BEGIN
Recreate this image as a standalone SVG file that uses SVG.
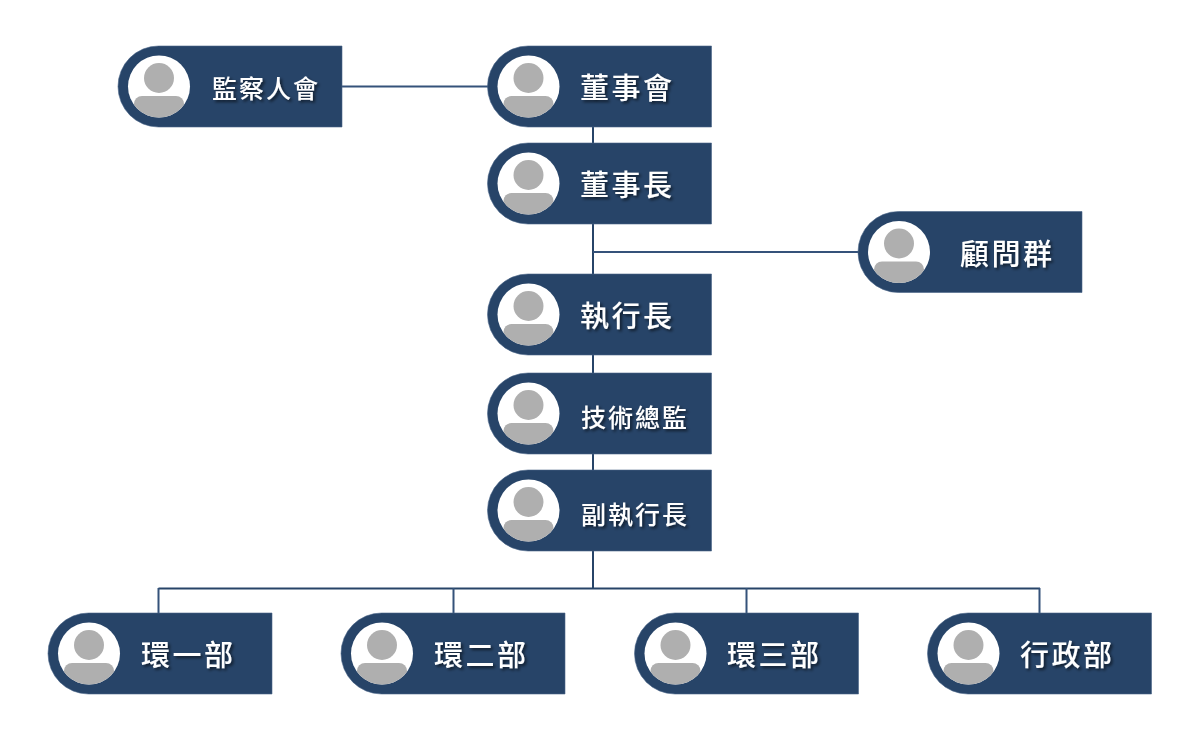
<svg xmlns="http://www.w3.org/2000/svg" xmlns:xlink="http://www.w3.org/1999/xlink" width="1200" height="750" viewBox="0 0 1200 750">
<style>
.pill{fill:#274468;stroke:#4a6488;stroke-width:.6}
.ln{stroke:#274468;stroke-width:2;fill:none}
.lt{stroke:#35527a;stroke-width:2;fill:none}
.t{fill:#fff;font-family:"Noto Sans CJK TC","Noto Sans CJK SC",sans-serif;font-weight:500;filter:url(#sh)}
.a{font-size:29px;letter-spacing:2.500px}
.b{font-size:25px;letter-spacing:2px}
</style>
<defs>
<filter id="sh" x="-10%" y="-20%" width="125%" height="150%"><feDropShadow dx="2" dy="2" stdDeviation="1.6" flood-color="#000" flood-opacity=".6"/></filter>
<clipPath id="cc"><circle cx="41" cy="40.5" r="31"/></clipPath>
<g id="pill">
<path class="pill" d="M40.5 0H224V81H40.5A40.5 40.5 0 0 1 40.500 0Z"/>
<circle cx="41" cy="40.500" r="31" fill="#fff"/>
<circle cx="41" cy="32" r="15" fill="#afafaf"/>
<path d="M16 62V58A8 8 0 0 1 24 50H58A8 8 0 0 1 66 58V62V75H16Z" fill="#afafaf" clip-path="url(#cc)"/>
</g>
</defs>
<g id="connectors">
<path class="lt" d="M342 86.500H488"/>
<path class="ln" d="M593 127V143M593 224V274M593 355V373M593 454V470M593 551V588"/>
<path class="lt" d="M593 252H858"/>
<path class="ln" d="M158.500 588.500H1040"/>
<path class="lt" d="M158.500 588V613M453.500 588V613M746.500 588V613M1039.500 588V613"/>
</g>
<g id="n-supervisors"><use href="#pill" x="118" y="46"/><text class="t b" x="212" y="98">監察人會</text></g>
<g id="n-board"><use href="#pill" x="487.500" y="46"/><text class="t a" x="580" y="99">董事會</text></g>
<g id="n-chairman"><use href="#pill" x="487.500" y="143"/><text class="t a" x="580" y="196">董事長</text></g>
<g id="n-advisors"><use href="#pill" x="858" y="211.500"/><text class="t a" x="960" y="265">顧問群</text></g>
<g id="n-ceo"><use href="#pill" x="487.500" y="274"/><text class="t a" x="580" y="327">執行長</text></g>
<g id="n-cto"><use href="#pill" x="487.500" y="373"/><text class="t b" x="581" y="427">技術總監</text></g>
<g id="n-vp"><use href="#pill" x="487.500" y="470"/><text class="t b" x="581" y="523.500">副執行長</text></g>
<g id="n-d1"><use href="#pill" x="48" y="613"/><text class="t a" x="141" y="666">環一部</text></g>
<g id="n-d2"><use href="#pill" x="341" y="613"/><text class="t a" x="434" y="666">環二部</text></g>
<g id="n-d3"><use href="#pill" x="634.500" y="613"/><text class="t a" x="727" y="666">環三部</text></g>
<g id="n-admin"><use href="#pill" x="927.500" y="613"/><text class="t a" x="1020" y="666">行政部</text></g>
</svg>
END
### EXERCISE INSTRUCTIONS:
Images should not appear in the copy; retype the listing above exactly.

### SOLUTION FOR THIS EXERCISE:
Recreate this image as a standalone SVG file that uses SVG.
<svg xmlns="http://www.w3.org/2000/svg" xmlns:xlink="http://www.w3.org/1999/xlink" width="1200" height="750" viewBox="0 0 1200 750">
<style>
.pill{fill:#274468;stroke:#4a6488;stroke-width:.6}
.ln{stroke:#274468;stroke-width:2;fill:none}
.lt{stroke:#35527a;stroke-width:2;fill:none}
.t{fill:#fff;font-family:"Noto Sans CJK TC","Noto Sans CJK SC",sans-serif;font-weight:500;filter:url(#sh)}
.a{font-size:29px;letter-spacing:2.500px}
.b{font-size:25px;letter-spacing:2px}
</style>
<defs>
<filter id="sh" x="-10%" y="-20%" width="125%" height="150%"><feDropShadow dx="2" dy="2" stdDeviation="1.6" flood-color="#000" flood-opacity=".6"/></filter>
<clipPath id="cc"><circle cx="41" cy="40.5" r="31"/></clipPath>
<g id="pill">
<path class="pill" d="M40.5 0H224V81H40.5A40.5 40.5 0 0 1 40.500 0Z"/>
<circle cx="41" cy="40.500" r="31" fill="#fff"/>
<circle cx="41" cy="32" r="15" fill="#afafaf"/>
<path d="M16 62V58A8 8 0 0 1 24 50H58A8 8 0 0 1 66 58V62V75H16Z" fill="#afafaf" clip-path="url(#cc)"/>
</g>
</defs>
<g id="connectors">
<path class="lt" d="M342 86.500H488"/>
<path class="ln" d="M593 127V143M593 224V274M593 355V373M593 454V470M593 551V588"/>
<path class="lt" d="M593 252H858"/>
<path class="ln" d="M158.500 588.500H1040"/>
<path class="lt" d="M158.500 588V613M453.500 588V613M746.500 588V613M1039.500 588V613"/>
</g>
<g id="n-supervisors"><use href="#pill" x="118" y="46"/><text class="t b" x="212" y="98">監察人會</text></g>
<g id="n-board"><use href="#pill" x="487.500" y="46"/><text class="t a" x="580" y="99">董事會</text></g>
<g id="n-chairman"><use href="#pill" x="487.500" y="143"/><text class="t a" x="580" y="196">董事長</text></g>
<g id="n-advisors"><use href="#pill" x="858" y="211.500"/><text class="t a" x="960" y="265">顧問群</text></g>
<g id="n-ceo"><use href="#pill" x="487.500" y="274"/><text class="t a" x="580" y="327">執行長</text></g>
<g id="n-cto"><use href="#pill" x="487.500" y="373"/><text class="t b" x="581" y="427">技術總監</text></g>
<g id="n-vp"><use href="#pill" x="487.500" y="470"/><text class="t b" x="581" y="523.500">副執行長</text></g>
<g id="n-d1"><use href="#pill" x="48" y="613"/><text class="t a" x="141" y="666">環一部</text></g>
<g id="n-d2"><use href="#pill" x="341" y="613"/><text class="t a" x="434" y="666">環二部</text></g>
<g id="n-d3"><use href="#pill" x="634.500" y="613"/><text class="t a" x="727" y="666">環三部</text></g>
<g id="n-admin"><use href="#pill" x="927.500" y="613"/><text class="t a" x="1020" y="666">行政部</text></g>
</svg>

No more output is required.